Clearly, the negative example of Ukraine as a country that has not received guarantees of its security is unlikely to be an argument in favour of strengthening the regime of non-proliferation, stimulate the desire in other countries that are still non-nuclear to take appropriate legal obligations, namely to put nuclear activities under the control of the IAEA.
Lack of trust between the states (what trust can we talk about, when you know that your officially transmitted information for security can be used against you by the aggressor?) undermines the foundations of cooperation that are set in a number of provisions of international treaties. Let us take, for example, the Comprehensive Nuclear-Test-Ban Treaty (CTBT) that Ukraine joined in 1996. In accordance with the provisions of this international legal instrument a seismological station (Malyn) and a terminal information transmission - the National Data Centre (Makariv) are operating in our country. The station and terminal are connected to the International Monitoring System, Data Centre in Vienna. Another example is the Convention on the Prohibition of the Development, Stockpiling and Use of Chemical Weapons and on their Destruction that Ukraine joined in 1993. Our state has never had the intention to develop, stockpile or use chemical weapons. However, about 20 Ukrainian enterprises of the chemical industry are subject to the CWC provisions. Every year our country provides the national declarations regarding these objects of the chemical industry and export-import operations of chemicals specified in the Convention, and holds inspections of the Technical Secretariat of the OPCW.
So, returning to the thesis on the means of minimizing threats to national security under conditions of the international legal base and due to the destruction provoked by Russia, the state will, at best, make more careful risk assessments of the mandatory disclosure of any sensitive information, and at worst, it will deliberately refuse to provide it, thus violating its obligations. Another, apparently more productive way of such minimizing is to find reliable allies and partners who can provide support in an emergency, and focus on the powerful military and political structures that can be a guarantor of security. It is no accident that in recent months in Ukraine the number of those who would rather see our country as part of NATO has sharply increased.
We should remain in the Treaty on Conventional Armed Forces in Europe, given that this agreement was the main founder of security on the European continent since it was signed in 1990; it allowed to significantly reduce the offensive potential of former opponents, and ensured effective control of the levels of conventional arms in the area, from the Atlantic ocean to the Ural Mountains. The main tool for the implementation of its provisions is the exchange of information and implementation of inspections of the controlled objects. Not fulfilling the Istanbul commitments on the withdrawal of its troops and weapons from Moldova and Georgia, in 2007 suspended its participation, and on March 11, 2015 finally quit this Treaty, which was a logical step given the conditions of Russia’s use of this type of heavy weapons in Eastern Ukraine. Of course, the Treaty cannot function in the area of military operations, when hundreds of Russian tanks and artillery systems are involved in armed aggression against Ukraine. In addition, in response to the Crimea annexation, military cooperation between NATO and Russia was suspended. Under these conditions, unfortunately, Ukraine cannot adhere to the provisions of this Agreement either. The same applies to military measures to strengthen confidence and security defined in CSCE Vienna Document, 1999, including the exchange of military information, the exchange of data on major weapons systems and military equipment, consultation and cooperation mechanisms due to unplanned military activities, inspections and visits to military facilities. At the same time, the positive point is that military operations in eastern Ukraine did not prevent our country from fulfilling the provisions of the Treaty on Open Skies by means of observation flights. At the end of June a joint mission of Sweden, Germany and Ukraine performed an observation flight over the territory of Russia on Swedish aircraft.
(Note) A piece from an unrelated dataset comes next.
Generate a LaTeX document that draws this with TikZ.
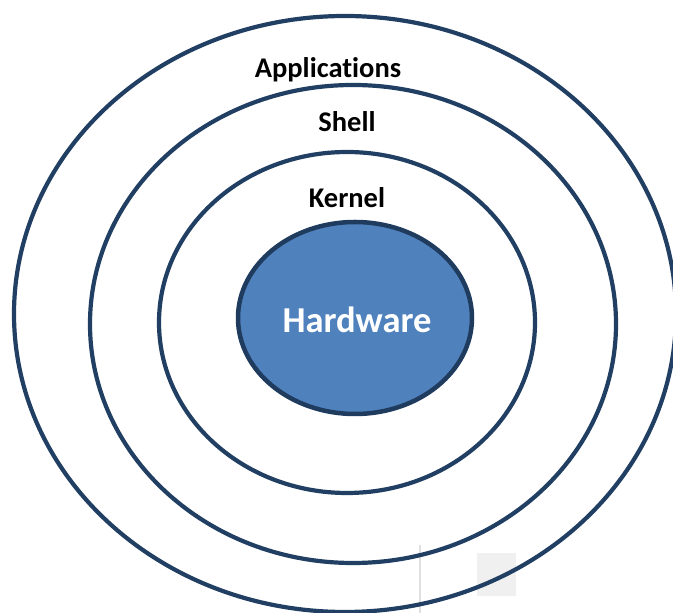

It should also be noted that the media repeatedly reported the militants’ use phosphorus and cluster munitions produced in Russia. And phosphoric weapons, for example, are banned pursuant to Protocol III of the Convention on Prohibitions or Restrictions on the Use of Certain Conventional Weapons.
It should be added that the specific result of aggressive actions by Russia against Ukraine is the escalation of the arms race, especially in Europe. As you can see, there are large-scale military training exercises, military budgets are being increased, and military equipment is being modernized.
Thus, the consideration of the above issues shows that: the main conclusion is that with the brutal aggression against Ukraine, Russia moved itself beyond the world of civilized society that, in the name of global peace and stability, voluntarily adheres to undertaken international and legal obligations related to security and disarmament, and thus Russia becomes an outcast nuclear power. Countries of the democratic world that support the principles and foundations of global security can oppose Russia’s policy of destroying the established international relations, betting on military force in resolving issues and economic pressures on Europe, the only steady and consistent implementing of its obligations under international legal instruments. Thus, they show the worldwide adventurous nature and lack of prospects of the Kremlin leaders. After the collapse of the established principles of peaceful coexistence of countries, the destruction of legal mechanisms to support the fragile trust between countries is that now the Kremlin needs to restore its hegemony not only in CIS, but also in Eastern Europe, to implement plans for the creation of a multipolar world.
As it turns out, the Ministry of Foreign Affairs of Ukraine, in addition to the actions taken, must:
- Prepare a detailed analytical document containing a comprehensive analysis of all violations of the provisions of international law in the area of security and disarmament by Russia, the destruction of the foundations of the post-war security system, namely a kind of white paper of Russian crimes against the world order;
- With the assistance of our diplomatic missions abroad, prepare the translation of the document into the working languages of the respective countries, especially those who are still not aware of the threat to the global security system;
- Bring the document not only to the foreign ministries of the countries mentioned above, but also distribute it as a working document of the UN, CSCE, Conference on Disarmament, etc.;
- Conduct in Kyiv the presentation of the document/white paper published in Ukrainian to the public;
- On the basis of this document/white paper, prepare and submit to the next session of the UN a draft resolution on Russia’s violation of basic international legal instruments governing the foundations of post-war security;
- Actively use the theme of Russia’s flagrant violations of international law in the field of security and disarmament at other world and regional forums related to these issues.